The protagonist is a grand fellow named Ordway who is an American bomber pilot whose plane is shot down on a raid over Germany but he nurses it along until he has to bail out in the middle of the night (his crew is dead) and he lands, by ginger! right there on the lower slopes of the greatest of the Alps, The White Tower, or, in German, the Weissturm. And wasn't it on the very same Weissturm as a young architectural student in Paris that Ordway used to go climbing back in 1932 that he fell in love with the mountain and ever since has dreamt of coming back and getting to the top? But then along came Hitler and the war and different priorities.

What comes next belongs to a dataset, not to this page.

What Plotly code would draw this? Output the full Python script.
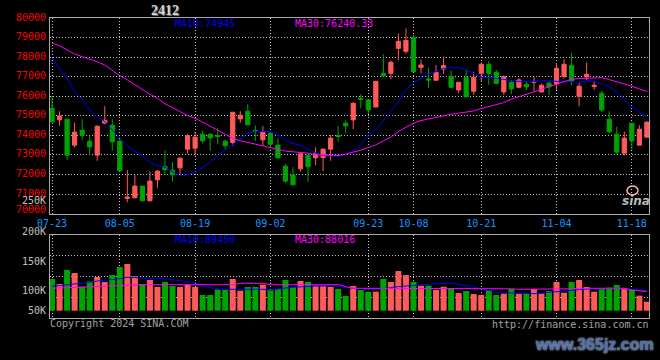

But now, when he wakes up in a Swiss resort hotel, Ordway realizes it's his old guide Benner who found him and his 'chute and carried him down in the night. And isn't Carla Dehn, the cute Austrian blond he used to know,there in the hotel working as a maid? Andon hand isn't there a French novelist who drinks too much and a German named Hein (back from the Russian front and himself a super alpinist who always wanted to scale the Weissturm [for the Fuhrer!] and just down the path, that great English climber, now over the hill [ha, ha!], Radcliffe, who was with Mallory on his final Everest assault, and may have been the last man to have seen Mallory and Sandy Irvine vanish into the clouds afew hundred meters from the top?)

Well, of course, Ordway's extraordinary arrival now galvanizes everyone and they put war and hatreds aside and decide to climb The White Tower roped together, the way decent chaps like Mallory used to do. But I won't spoil the book by telling you what happened. Though I would like to to suggest to the next dilettantes who go out to Nepal that they read Ullman first. I mean, it's one thing to fall into a crevasse.

And quite another not to know the proper form, old fruit.